Everything in the data should be repeated exactly, save for the images.
--- start of DATASET CONTENT ---
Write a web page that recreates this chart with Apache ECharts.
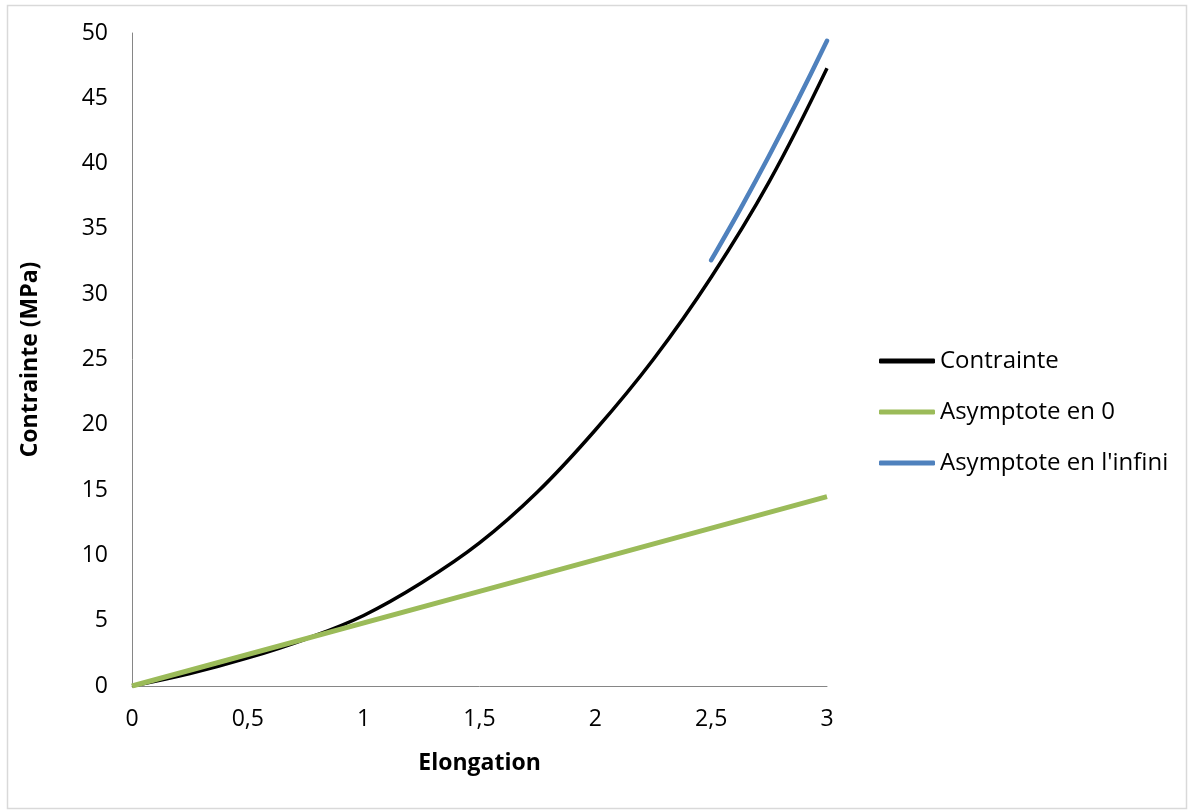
<!DOCTYPE html>
<html>
<head>
<meta charset="utf-8">
<script src="https://cdn.jsdelivr.net/npm/echarts@6/dist/echarts.min.js"></script>
<style>
html,body{margin:0;padding:0;background:#fff;}
#c{width:1188px;height:810px;}
</style>
</head>
<body>
<div id="c"></div>
<script>
// Data
var elongation = [0, 0.25, 0.5, 0.75, 1, 1.25, 1.5, 1.75, 2, 2.25, 2.5, 2.75, 3];
var contrainte = [0, 0.95, 2.15, 3.6, 5.4, 7.9, 10.95, 14.85, 19.6, 25.0, 31.3, 38.6, 47.3];
var asym0X = [0, 1.5, 3];
var asym0Y = [0, 7.25, 14.5];
var asymInfX = [2.5, 2.625, 2.75, 2.875, 3];
var asymInfY = [32.6, 36.5, 40.6, 44.9, 49.4];
var xTickLabels = ['0', '0,5', '1', '1,5', '2', '2,5', '3'];
var yTickLabels = ['0', '5', '10', '15', '20', '25', '30', '35', '40', '45', '50'];
var seriesNames = ['Contrainte', 'Asymptote en 0', "Asymptote en l'infini"];

function pairs(xs, ys) { return xs.map(function (x, i) { return [x, ys[i]]; }); }

var FONT = 'Open Sans';
var chart = echarts.init(document.getElementById('c'), null, {renderer: 'canvas'});
chart.setOption({
  animation: false,
  backgroundColor: '#ffffff',
  textStyle: {fontFamily: FONT},
  graphic: [{
    type: 'rect', left: 5, top: 3, silent: true,
    shape: {width: 1179, height: 803},
    style: {fill: 'none', stroke: '#d9d9d9', lineWidth: 1.5}
  }],
  grid: {left: 132, top: 33, width: 695, height: 653, containLabel: false},
  legend: {
    orient: 'vertical', left: 874, top: 344, itemGap: 27,
    itemWidth: 56, itemHeight: 5, icon: 'roundRect',
    textStyle: {fontFamily: FONT, fontSize: 24, color: '#000'},
    data: seriesNames
  },
  xAxis: {
    type: 'value', min: 0, max: 3, interval: 0.5,
    name: 'Elongation', nameLocation: 'middle', nameGap: 66,
    nameTextStyle: {fontFamily: FONT, fontSize: 23, fontWeight: 'bold', color: '#000'},
    axisLine: {lineStyle: {color: '#868686', width: 1}},
    axisTick: {show: false},
    splitLine: {show: false},
    axisLabel: {
      margin: 22, fontSize: 23, color: '#000', fontFamily: FONT,
      formatter: function (v) { return xTickLabels[Math.round(v / 0.5)]; }
    }
  },
  yAxis: {
    type: 'value', min: 0, max: 50, interval: 5,
    name: 'Contrainte (MPa)', nameLocation: 'middle', nameGap: 90,
    nameTextStyle: {fontFamily: FONT, fontSize: 23, fontWeight: 'bold', color: '#000'},
    axisLine: {show: true, lineStyle: {color: '#868686', width: 1}},
    axisTick: {show: false},
    splitLine: {show: false},
    axisLabel: {
      margin: 24, fontSize: 23, color: '#000', fontFamily: FONT,
      formatter: function (v) { return yTickLabels[Math.round(v / 5)]; }
    }
  },
  series: [
    {
      name: seriesNames[0], type: 'line', data: pairs(elongation, contrainte),
      smooth: 0.4, symbol: 'none', color: '#000000',
      lineStyle: {color: '#000000', width: 3.5}
    },
    {
      name: seriesNames[1], type: 'line', data: pairs(asym0X, asym0Y),
      symbol: 'none', color: '#9bbb59',
      lineStyle: {color: '#9bbb59', width: 5}
    },
    {
      name: seriesNames[2], type: 'line', data: pairs(asymInfX, asymInfY),
      smooth: 0.3, symbol: 'none', color: '#4f81bd',
      lineStyle: {color: '#4f81bd', width: 4.5, cap: 'round'}
    }
  ]
});
</script>
</body>
</html>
--- end of DATASET CONTENT ---
● OUTPUT FOR THIS TASK:
Write a web page that recreates this chart with Apache ECharts.
<!DOCTYPE html>
<html>
<head>
<meta charset="utf-8">
<script src="https://cdn.jsdelivr.net/npm/echarts@6/dist/echarts.min.js"></script>
<style>
html,body{margin:0;padding:0;background:#fff;}
#c{width:1188px;height:810px;}
</style>
</head>
<body>
<div id="c"></div>
<script>
// Data
var elongation = [0, 0.25, 0.5, 0.75, 1, 1.25, 1.5, 1.75, 2, 2.25, 2.5, 2.75, 3];
var contrainte = [0, 0.95, 2.15, 3.6, 5.4, 7.9, 10.95, 14.85, 19.6, 25.0, 31.3, 38.6, 47.3];
var asym0X = [0, 1.5, 3];
var asym0Y = [0, 7.25, 14.5];
var asymInfX = [2.5, 2.625, 2.75, 2.875, 3];
var asymInfY = [32.6, 36.5, 40.6, 44.9, 49.4];
var xTickLabels = ['0', '0,5', '1', '1,5', '2', '2,5', '3'];
var yTickLabels = ['0', '5', '10', '15', '20', '25', '30', '35', '40', '45', '50'];
var seriesNames = ['Contrainte', 'Asymptote en 0', "Asymptote en l'infini"];

function pairs(xs, ys) { return xs.map(function (x, i) { return [x, ys[i]]; }); }

var FONT = 'Open Sans';
var chart = echarts.init(document.getElementById('c'), null, {renderer: 'canvas'});
chart.setOption({
  animation: false,
  backgroundColor: '#ffffff',
  textStyle: {fontFamily: FONT},
  graphic: [{
    type: 'rect', left: 5, top: 3, silent: true,
    shape: {width: 1179, height: 803},
    style: {fill: 'none', stroke: '#d9d9d9', lineWidth: 1.5}
  }],
  grid: {left: 132, top: 33, width: 695, height: 653, containLabel: false},
  legend: {
    orient: 'vertical', left: 874, top: 344, itemGap: 27,
    itemWidth: 56, itemHeight: 5, icon: 'roundRect',
    textStyle: {fontFamily: FONT, fontSize: 24, color: '#000'},
    data: seriesNames
  },
  xAxis: {
    type: 'value', min: 0, max: 3, interval: 0.5,
    name: 'Elongation', nameLocation: 'middle', nameGap: 66,
    nameTextStyle: {fontFamily: FONT, fontSize: 23, fontWeight: 'bold', color: '#000'},
    axisLine: {lineStyle: {color: '#868686', width: 1}},
    axisTick: {show: false},
    splitLine: {show: false},
    axisLabel: {
      margin: 22, fontSize: 23, color: '#000', fontFamily: FONT,
      formatter: function (v) { return xTickLabels[Math.round(v / 0.5)]; }
    }
  },
  yAxis: {
    type: 'value', min: 0, max: 50, interval: 5,
    name: 'Contrainte (MPa)', nameLocation: 'middle', nameGap: 90,
    nameTextStyle: {fontFamily: FONT, fontSize: 23, fontWeight: 'bold', color: '#000'},
    axisLine: {show: true, lineStyle: {color: '#868686', width: 1}},
    axisTick: {show: false},
    splitLine: {show: false},
    axisLabel: {
      margin: 24, fontSize: 23, color: '#000', fontFamily: FONT,
      formatter: function (v) { return yTickLabels[Math.round(v / 5)]; }
    }
  },
  series: [
    {
      name: seriesNames[0], type: 'line', data: pairs(elongation, contrainte),
      smooth: 0.4, symbol: 'none', color: '#000000',
      lineStyle: {color: '#000000', width: 3.5}
    },
    {
      name: seriesNames[1], type: 'line', data: pairs(asym0X, asym0Y),
      symbol: 'none', color: '#9bbb59',
      lineStyle: {color: '#9bbb59', width: 5}
    },
    {
      name: seriesNames[2], type: 'line', data: pairs(asymInfX, asymInfY),
      smooth: 0.3, symbol: 'none', color: '#4f81bd',
      lineStyle: {color: '#4f81bd', width: 4.5, cap: 'round'}
    }
  ]
});
</script>
</body>
</html>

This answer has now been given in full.